Frigide cunnilingus
Pendant
la nuit nous avions rejeté la couverture et le drap de dessus, et Paola
était étendue sur le dos, les jambes relevées, respirant sans un bruit.
Nous ne semblons jamais autant à la merci de notre corps, la proie de
notre inconscient, que lorsque nous sommes endormis. Le coeur battant,
je décidai de tenter le tout pour le tout. Lentement, je lui écartai les
jambes, tel un voleur écartant des branches pour frayer subrepticement
son chemin dans un jardin. Derrière la touffe d'herbe blonde, je voyais
son bouton rose foncé, avec ses deux longs pétales légèrement ouverts,
comme si eux aussi avaient été sensibles à la chaleur. Ils étaient
particulièrement ravissants et, toujours avide, je me mis à les humer et
à les lécher. Les pétales ne tardèrent pas à s'amollir et je savourai
bientôt la rosée de bienvenue, bien que le corps restât immobile. Paola
devait maintenant être réveillée, mais elle n'en montrait rien; elle se
maintenait dans cet état rêveur où l'on essaie d'échapper à la
responsabilité de ce qui va arriver en déclarant d'avance n'être ni
vainqueur ni vaincu. Dix-minutes, ou peut-être une demi-heure plus tard
(le temps s'était dissous dans une odeur de pin), ses entrailles
commencèrent à se contracter et à se relâcher, et, en frémissant, elle
accoucha enfin de sa jouissance, ce fruit de l'amour dont ne peuvent se
passer même les amants d'un jour. Quand la coupe déborda, elle me prit
les bras pour m'attirer contre elle et je pus enfin la pénétrer la
conscience tranquille."
Stephen Vizinczey - Eloge des femmes mûres, Les souvenirs amoureux d'Andras Vajda - Chapitre 15, Du bonheur avec une femme frigide
On découvre
ainsi au fil des pages Ilona (30 ans) dont András tombe éperdument
amoureux et qu'il tentera en vain de séduire pendant plus de deux ans.
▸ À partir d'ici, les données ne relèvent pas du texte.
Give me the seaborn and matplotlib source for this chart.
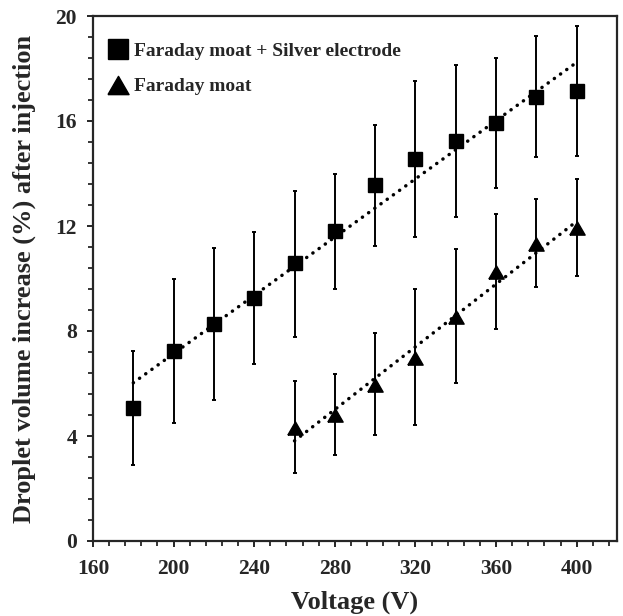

Zsuzsa la matrone boulotte (40 ans), Boby la joyeuse divorcée blonde (34
ans), Nusi la mère de famille délaissée par son époux (31 ans), Paola
la belle italienne frigide (36 ans), Ann la canadienne aux rondeurs
provocantes… et beaucoup, beaucoup d'autres.. mais toutes décrites d'une
façon très belle, et avec beaucoup de profondeur psychologique, malgré
parfois la brièveté des passages qui leurs sont consacrés.
Est-ce aussi simple de sortir de la frigidité? Quoi qu'il en soit une belle scène et l'occasion de lier Sartre et le cunnilingus.